Mais évidemment…ce soir la il n’y avait pas…
…de maître en paranoïa antisémite…
…de rappeur identitaire venu dédicacer leur première galette.
…de groupe « politisé » (comprendre « raciste) de rock, rock qui trouve ses origines dans le blues et les musiciens africains américains…
…D’ancien de ceci et de cela, racontant ses fantastiques histoires de collages et autres bastons…
…de fantasmes de « guerre raciale »…
…de branlettes hystériques sur un prétendu courage consubstantiel des fafs…

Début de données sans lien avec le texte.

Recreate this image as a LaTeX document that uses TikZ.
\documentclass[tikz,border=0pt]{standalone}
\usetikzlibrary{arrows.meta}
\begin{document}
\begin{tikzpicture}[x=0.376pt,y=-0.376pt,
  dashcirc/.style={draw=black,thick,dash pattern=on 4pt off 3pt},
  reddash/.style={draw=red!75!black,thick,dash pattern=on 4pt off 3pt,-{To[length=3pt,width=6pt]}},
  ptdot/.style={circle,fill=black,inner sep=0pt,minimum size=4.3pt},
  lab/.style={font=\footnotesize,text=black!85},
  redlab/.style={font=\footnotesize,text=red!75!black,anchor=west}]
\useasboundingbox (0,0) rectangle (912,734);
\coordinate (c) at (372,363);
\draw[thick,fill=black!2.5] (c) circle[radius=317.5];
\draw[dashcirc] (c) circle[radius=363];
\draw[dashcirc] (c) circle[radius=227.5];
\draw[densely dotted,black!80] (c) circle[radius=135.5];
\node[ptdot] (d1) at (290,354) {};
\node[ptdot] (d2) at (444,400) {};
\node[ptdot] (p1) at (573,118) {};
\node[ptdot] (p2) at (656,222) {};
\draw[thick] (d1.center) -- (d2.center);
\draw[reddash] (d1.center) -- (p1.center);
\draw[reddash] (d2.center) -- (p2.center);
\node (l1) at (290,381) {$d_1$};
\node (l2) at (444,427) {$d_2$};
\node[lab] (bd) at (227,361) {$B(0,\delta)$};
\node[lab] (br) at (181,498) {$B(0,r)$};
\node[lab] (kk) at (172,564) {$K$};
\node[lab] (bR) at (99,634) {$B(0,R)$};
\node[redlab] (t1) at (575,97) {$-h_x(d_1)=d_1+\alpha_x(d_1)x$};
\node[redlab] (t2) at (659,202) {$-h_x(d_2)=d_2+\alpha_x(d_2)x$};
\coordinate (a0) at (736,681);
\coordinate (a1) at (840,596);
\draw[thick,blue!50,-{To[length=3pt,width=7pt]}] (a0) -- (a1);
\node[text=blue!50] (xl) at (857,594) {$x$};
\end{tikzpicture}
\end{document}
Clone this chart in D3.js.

Non, rien de tout ça, rien qui ne plaise aux fafs. L'identité profonde n'est pas provocatrice, ils ignorent tout de nos traditions, comme ils ignorent tout de ceux qui se sont battus pour les symboles qu'ils arborent, du bouclier spartiate au svastika, pour eux l'intérêt est de "choquer", de "provoquer", pas de perpétuer une tradition. Quand le Système expliquera aux organisateurs de l'évènement que notre identité ne doit plus être évoquée publiquement, les éléments prétendument subversifs et militants de la mouvance "identitaire" n'auront à proposer que des solstices/ivrogneries, des concerts de RAC et des soirées DVD planqués devant "300".
Ceux la même qui me reprochent sur Internet d’être trop souvent sur Internet, arguant que la rue appartient à celui qui y descend et oubliant que l’identité appartient à celui qui la défend.